> _Exercise details_:
Include in the output only the lines from the opening of the records through the line containing "(ttl) at (638,13)", each printed exactly; pictures are omitted.

= = = =

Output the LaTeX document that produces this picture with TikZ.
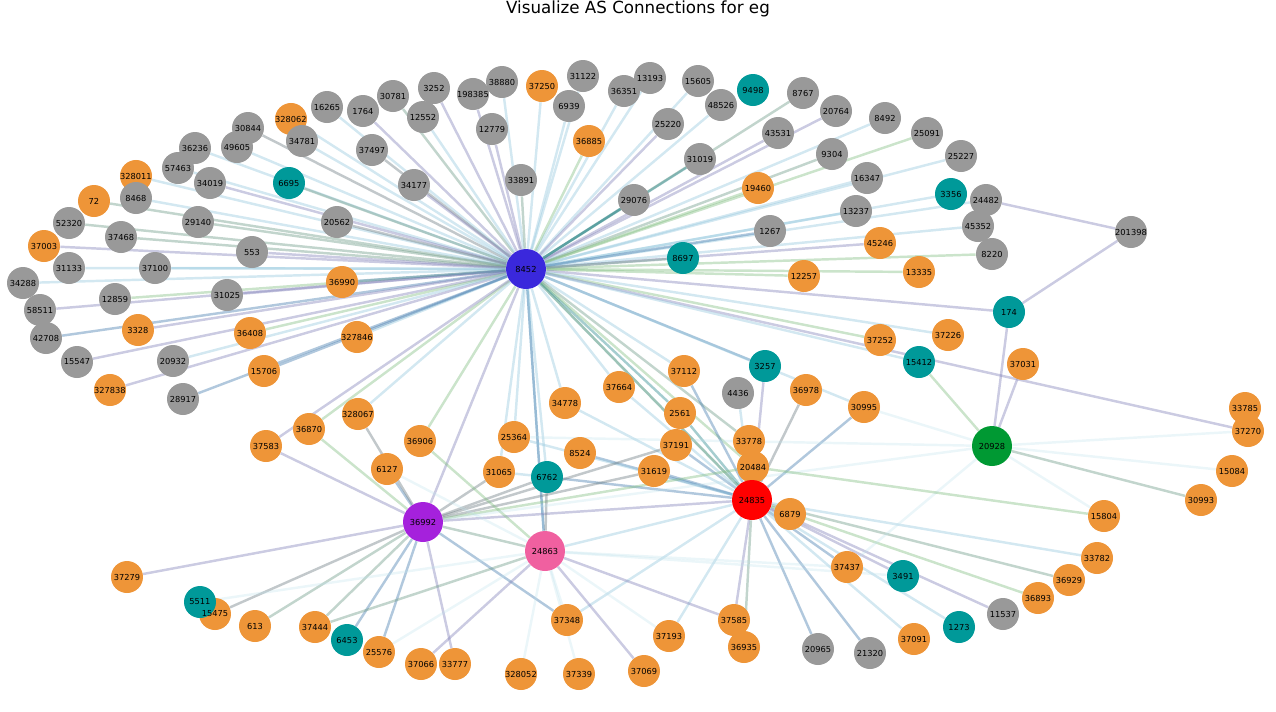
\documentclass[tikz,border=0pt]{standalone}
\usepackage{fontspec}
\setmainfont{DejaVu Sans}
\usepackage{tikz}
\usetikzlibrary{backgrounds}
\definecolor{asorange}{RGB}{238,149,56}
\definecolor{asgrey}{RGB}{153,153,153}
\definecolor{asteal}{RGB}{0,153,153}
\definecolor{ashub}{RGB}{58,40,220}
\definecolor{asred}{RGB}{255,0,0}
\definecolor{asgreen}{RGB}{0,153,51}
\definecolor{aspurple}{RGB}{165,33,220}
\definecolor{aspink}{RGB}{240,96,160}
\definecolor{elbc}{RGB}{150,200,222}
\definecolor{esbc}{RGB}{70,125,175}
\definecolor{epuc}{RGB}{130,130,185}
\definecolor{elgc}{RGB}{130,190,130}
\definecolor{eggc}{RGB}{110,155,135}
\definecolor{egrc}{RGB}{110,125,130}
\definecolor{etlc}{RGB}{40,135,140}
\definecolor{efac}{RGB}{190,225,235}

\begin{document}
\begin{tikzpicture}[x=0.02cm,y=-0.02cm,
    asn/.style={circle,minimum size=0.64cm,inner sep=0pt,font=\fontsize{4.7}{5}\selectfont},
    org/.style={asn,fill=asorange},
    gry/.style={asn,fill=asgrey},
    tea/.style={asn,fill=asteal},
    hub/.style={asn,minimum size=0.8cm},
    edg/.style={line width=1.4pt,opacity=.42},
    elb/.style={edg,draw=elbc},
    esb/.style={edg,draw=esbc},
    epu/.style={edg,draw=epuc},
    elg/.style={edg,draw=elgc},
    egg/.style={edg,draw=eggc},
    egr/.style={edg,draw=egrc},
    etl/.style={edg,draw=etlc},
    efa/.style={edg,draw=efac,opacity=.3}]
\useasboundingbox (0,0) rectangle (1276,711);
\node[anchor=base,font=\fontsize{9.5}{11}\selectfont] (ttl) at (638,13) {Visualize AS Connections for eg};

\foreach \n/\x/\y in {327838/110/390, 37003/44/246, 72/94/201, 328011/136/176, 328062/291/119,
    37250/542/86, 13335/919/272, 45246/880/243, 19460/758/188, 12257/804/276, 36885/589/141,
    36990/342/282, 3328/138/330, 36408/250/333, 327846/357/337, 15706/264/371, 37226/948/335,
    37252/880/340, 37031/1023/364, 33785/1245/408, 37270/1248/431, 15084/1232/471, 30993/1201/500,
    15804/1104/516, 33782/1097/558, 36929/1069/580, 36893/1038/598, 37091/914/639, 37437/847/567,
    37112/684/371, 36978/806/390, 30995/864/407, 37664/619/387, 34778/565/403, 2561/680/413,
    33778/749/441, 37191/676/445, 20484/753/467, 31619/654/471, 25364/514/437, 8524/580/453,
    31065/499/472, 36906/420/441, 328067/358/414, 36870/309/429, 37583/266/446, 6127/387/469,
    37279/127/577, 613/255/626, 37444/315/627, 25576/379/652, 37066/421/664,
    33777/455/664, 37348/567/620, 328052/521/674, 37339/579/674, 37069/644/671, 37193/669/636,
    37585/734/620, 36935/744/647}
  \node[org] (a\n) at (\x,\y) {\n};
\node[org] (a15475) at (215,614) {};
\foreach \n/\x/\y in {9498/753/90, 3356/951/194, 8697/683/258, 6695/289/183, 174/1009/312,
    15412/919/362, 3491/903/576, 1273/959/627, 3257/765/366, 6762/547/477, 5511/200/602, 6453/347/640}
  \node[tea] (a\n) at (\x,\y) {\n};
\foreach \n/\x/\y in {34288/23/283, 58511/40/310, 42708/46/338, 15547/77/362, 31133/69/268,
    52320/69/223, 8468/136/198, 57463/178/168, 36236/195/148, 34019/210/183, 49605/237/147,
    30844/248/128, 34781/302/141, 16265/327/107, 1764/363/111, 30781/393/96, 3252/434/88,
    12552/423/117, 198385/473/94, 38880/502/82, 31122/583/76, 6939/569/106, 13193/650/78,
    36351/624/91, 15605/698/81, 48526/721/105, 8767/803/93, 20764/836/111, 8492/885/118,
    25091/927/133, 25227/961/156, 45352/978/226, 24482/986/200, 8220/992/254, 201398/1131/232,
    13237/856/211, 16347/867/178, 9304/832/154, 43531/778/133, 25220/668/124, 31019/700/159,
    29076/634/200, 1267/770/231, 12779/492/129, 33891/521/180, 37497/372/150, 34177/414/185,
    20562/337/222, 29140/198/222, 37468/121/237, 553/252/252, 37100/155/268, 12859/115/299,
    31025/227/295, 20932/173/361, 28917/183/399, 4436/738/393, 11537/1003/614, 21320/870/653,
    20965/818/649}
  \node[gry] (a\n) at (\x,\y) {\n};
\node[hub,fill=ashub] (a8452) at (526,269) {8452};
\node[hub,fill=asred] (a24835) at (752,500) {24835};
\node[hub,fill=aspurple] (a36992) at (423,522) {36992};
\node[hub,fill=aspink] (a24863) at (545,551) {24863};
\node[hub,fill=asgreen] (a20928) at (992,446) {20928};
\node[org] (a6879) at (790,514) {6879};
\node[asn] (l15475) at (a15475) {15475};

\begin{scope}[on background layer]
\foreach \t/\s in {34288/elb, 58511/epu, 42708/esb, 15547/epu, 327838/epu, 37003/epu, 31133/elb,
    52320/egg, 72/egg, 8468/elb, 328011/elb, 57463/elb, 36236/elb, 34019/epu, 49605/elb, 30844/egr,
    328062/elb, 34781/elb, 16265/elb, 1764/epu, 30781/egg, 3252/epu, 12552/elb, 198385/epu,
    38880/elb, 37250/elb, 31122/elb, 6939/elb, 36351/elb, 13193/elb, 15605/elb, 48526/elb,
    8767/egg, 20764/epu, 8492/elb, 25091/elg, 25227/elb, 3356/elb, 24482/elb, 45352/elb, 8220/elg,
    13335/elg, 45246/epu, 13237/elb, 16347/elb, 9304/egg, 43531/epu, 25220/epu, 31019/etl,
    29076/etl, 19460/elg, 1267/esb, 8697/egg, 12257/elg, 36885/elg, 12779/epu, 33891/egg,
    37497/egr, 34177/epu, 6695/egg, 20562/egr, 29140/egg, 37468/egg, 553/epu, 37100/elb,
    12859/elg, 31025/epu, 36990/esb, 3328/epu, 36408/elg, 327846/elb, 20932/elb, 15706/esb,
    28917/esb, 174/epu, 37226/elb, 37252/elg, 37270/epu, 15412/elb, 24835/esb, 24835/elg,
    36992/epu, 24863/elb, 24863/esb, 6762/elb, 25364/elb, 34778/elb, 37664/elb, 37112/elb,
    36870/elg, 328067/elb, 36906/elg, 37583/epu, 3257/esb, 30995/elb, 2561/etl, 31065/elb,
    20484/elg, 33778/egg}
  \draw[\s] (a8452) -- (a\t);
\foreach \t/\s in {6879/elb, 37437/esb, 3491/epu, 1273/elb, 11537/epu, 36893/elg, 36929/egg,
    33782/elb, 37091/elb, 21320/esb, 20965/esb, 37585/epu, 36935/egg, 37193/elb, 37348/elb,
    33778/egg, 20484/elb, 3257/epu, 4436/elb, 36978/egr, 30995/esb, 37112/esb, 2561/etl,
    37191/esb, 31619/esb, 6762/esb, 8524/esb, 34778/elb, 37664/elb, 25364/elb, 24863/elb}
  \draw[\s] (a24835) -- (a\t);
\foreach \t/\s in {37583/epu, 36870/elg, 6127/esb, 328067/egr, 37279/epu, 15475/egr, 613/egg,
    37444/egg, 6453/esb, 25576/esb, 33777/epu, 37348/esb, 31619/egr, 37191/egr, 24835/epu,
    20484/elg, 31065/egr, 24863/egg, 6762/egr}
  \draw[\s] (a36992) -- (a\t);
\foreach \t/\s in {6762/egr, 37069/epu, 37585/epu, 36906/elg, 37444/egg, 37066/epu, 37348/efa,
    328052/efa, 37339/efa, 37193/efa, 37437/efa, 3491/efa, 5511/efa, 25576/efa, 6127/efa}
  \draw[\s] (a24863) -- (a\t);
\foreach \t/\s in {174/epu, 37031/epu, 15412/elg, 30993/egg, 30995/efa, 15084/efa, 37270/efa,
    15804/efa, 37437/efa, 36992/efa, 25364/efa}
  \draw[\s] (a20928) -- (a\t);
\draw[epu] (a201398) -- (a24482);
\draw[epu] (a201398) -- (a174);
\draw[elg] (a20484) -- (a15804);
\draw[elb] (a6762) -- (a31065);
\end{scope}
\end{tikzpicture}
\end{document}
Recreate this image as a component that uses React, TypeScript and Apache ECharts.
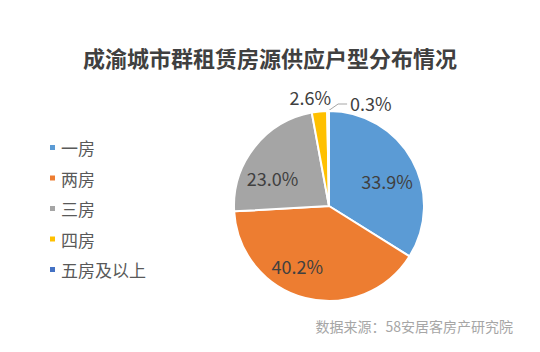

= = = =

> _Solution below_:
Output the LaTeX document that produces this picture with TikZ.
\documentclass[tikz,border=0pt]{standalone}
\usepackage{fontspec}
\setmainfont{DejaVu Sans}
\usepackage{tikz}
\usetikzlibrary{backgrounds}
\definecolor{asorange}{RGB}{238,149,56}
\definecolor{asgrey}{RGB}{153,153,153}
\definecolor{asteal}{RGB}{0,153,153}
\definecolor{ashub}{RGB}{58,40,220}
\definecolor{asred}{RGB}{255,0,0}
\definecolor{asgreen}{RGB}{0,153,51}
\definecolor{aspurple}{RGB}{165,33,220}
\definecolor{aspink}{RGB}{240,96,160}
\definecolor{elbc}{RGB}{150,200,222}
\definecolor{esbc}{RGB}{70,125,175}
\definecolor{epuc}{RGB}{130,130,185}
\definecolor{elgc}{RGB}{130,190,130}
\definecolor{eggc}{RGB}{110,155,135}
\definecolor{egrc}{RGB}{110,125,130}
\definecolor{etlc}{RGB}{40,135,140}
\definecolor{efac}{RGB}{190,225,235}

\begin{document}
\begin{tikzpicture}[x=0.02cm,y=-0.02cm,
    asn/.style={circle,minimum size=0.64cm,inner sep=0pt,font=\fontsize{4.7}{5}\selectfont},
    org/.style={asn,fill=asorange},
    gry/.style={asn,fill=asgrey},
    tea/.style={asn,fill=asteal},
    hub/.style={asn,minimum size=0.8cm},
    edg/.style={line width=1.4pt,opacity=.42},
    elb/.style={edg,draw=elbc},
    esb/.style={edg,draw=esbc},
    epu/.style={edg,draw=epuc},
    elg/.style={edg,draw=elgc},
    egg/.style={edg,draw=eggc},
    egr/.style={edg,draw=egrc},
    etl/.style={edg,draw=etlc},
    efa/.style={edg,draw=efac,opacity=.3}]
\useasboundingbox (0,0) rectangle (1276,711);
\node[anchor=base,font=\fontsize{9.5}{11}\selectfont] (ttl) at (638,13) {Visualize AS Connections for eg};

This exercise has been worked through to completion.